Output the data word for word, dropping every image.

===== Available data

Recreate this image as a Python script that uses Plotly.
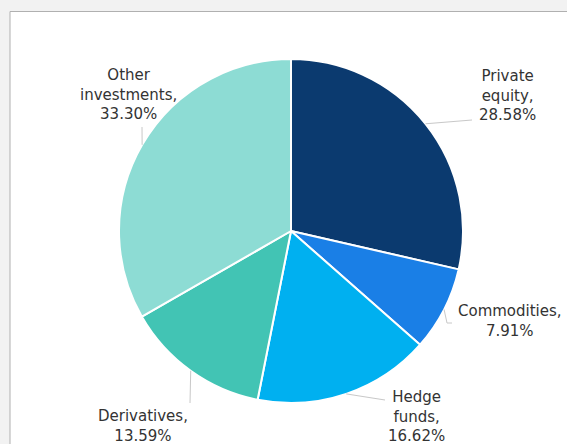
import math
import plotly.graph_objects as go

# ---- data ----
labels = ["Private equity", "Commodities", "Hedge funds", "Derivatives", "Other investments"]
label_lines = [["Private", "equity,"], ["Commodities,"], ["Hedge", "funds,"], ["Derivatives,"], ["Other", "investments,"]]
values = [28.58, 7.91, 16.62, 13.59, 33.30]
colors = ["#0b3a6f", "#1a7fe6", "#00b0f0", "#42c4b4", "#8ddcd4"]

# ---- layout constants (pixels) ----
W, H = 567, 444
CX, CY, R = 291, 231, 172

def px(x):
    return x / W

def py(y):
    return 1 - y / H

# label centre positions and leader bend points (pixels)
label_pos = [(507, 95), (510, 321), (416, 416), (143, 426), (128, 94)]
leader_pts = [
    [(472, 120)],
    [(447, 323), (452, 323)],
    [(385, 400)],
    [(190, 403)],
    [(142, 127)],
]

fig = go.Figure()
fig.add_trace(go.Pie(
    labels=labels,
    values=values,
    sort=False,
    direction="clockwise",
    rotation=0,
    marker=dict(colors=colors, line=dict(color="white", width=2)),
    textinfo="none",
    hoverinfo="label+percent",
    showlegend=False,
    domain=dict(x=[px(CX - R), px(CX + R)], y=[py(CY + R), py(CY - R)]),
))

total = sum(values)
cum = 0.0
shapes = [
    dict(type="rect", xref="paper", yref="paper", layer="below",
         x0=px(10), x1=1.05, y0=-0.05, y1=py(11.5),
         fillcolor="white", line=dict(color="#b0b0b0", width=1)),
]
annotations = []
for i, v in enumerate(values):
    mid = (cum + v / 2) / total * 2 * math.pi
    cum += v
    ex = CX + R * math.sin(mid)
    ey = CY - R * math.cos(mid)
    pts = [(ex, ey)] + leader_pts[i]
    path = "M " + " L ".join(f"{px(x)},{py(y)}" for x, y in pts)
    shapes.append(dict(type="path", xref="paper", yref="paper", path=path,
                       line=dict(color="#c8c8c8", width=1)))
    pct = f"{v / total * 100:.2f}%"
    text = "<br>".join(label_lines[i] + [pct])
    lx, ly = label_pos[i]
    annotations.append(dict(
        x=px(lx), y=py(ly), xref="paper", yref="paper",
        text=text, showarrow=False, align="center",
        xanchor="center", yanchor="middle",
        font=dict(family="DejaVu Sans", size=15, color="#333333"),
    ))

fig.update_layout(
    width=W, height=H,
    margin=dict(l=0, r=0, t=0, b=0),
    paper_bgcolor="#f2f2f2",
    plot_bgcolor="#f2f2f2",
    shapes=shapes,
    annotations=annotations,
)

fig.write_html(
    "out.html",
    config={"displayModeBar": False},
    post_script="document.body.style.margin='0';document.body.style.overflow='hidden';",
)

==========

- **Worked solution**:
Recreate this image as a Python script that uses Plotly.
import math
import plotly.graph_objects as go

# ---- data ----
labels = ["Private equity", "Commodities", "Hedge funds", "Derivatives", "Other investments"]
label_lines = [["Private", "equity,"], ["Commodities,"], ["Hedge", "funds,"], ["Derivatives,"], ["Other", "investments,"]]
values = [28.58, 7.91, 16.62, 13.59, 33.30]
colors = ["#0b3a6f", "#1a7fe6", "#00b0f0", "#42c4b4", "#8ddcd4"]

# ---- layout constants (pixels) ----
W, H = 567, 444
CX, CY, R = 291, 231, 172

def px(x):
    return x / W

def py(y):
    return 1 - y / H

# label centre positions and leader bend points (pixels)
label_pos = [(507, 95), (510, 321), (416, 416), (143, 426), (128, 94)]
leader_pts = [
    [(472, 120)],
    [(447, 323), (452, 323)],
    [(385, 400)],
    [(190, 403)],
    [(142, 127)],
]

fig = go.Figure()
fig.add_trace(go.Pie(
    labels=labels,
    values=values,
    sort=False,
    direction="clockwise",
    rotation=0,
    marker=dict(colors=colors, line=dict(color="white", width=2)),
    textinfo="none",
    hoverinfo="label+percent",
    showlegend=False,
    domain=dict(x=[px(CX - R), px(CX + R)], y=[py(CY + R), py(CY - R)]),
))

total = sum(values)
cum = 0.0
shapes = [
    dict(type="rect", xref="paper", yref="paper", layer="below",
         x0=px(10), x1=1.05, y0=-0.05, y1=py(11.5),
         fillcolor="white", line=dict(color="#b0b0b0", width=1)),
]
annotations = []
for i, v in enumerate(values):
    mid = (cum + v / 2) / total * 2 * math.pi
    cum += v
    ex = CX + R * math.sin(mid)
    ey = CY - R * math.cos(mid)
    pts = [(ex, ey)] + leader_pts[i]
    path = "M " + " L ".join(f"{px(x)},{py(y)}" for x, y in pts)
    shapes.append(dict(type="path", xref="paper", yref="paper", path=path,
                       line=dict(color="#c8c8c8", width=1)))
    pct = f"{v / total * 100:.2f}%"
    text = "<br>".join(label_lines[i] + [pct])
    lx, ly = label_pos[i]
    annotations.append(dict(
        x=px(lx), y=py(ly), xref="paper", yref="paper",
        text=text, showarrow=False, align="center",
        xanchor="center", yanchor="middle",
        font=dict(family="DejaVu Sans", size=15, color="#333333"),
    ))

fig.update_layout(
    width=W, height=H,
    margin=dict(l=0, r=0, t=0, b=0),
    paper_bgcolor="#f2f2f2",
    plot_bgcolor="#f2f2f2",
    shapes=shapes,
    annotations=annotations,
)

fig.write_html(
    "out.html",
    config={"displayModeBar": False},
    post_script="document.body.style.margin='0';document.body.style.overflow='hidden';",
)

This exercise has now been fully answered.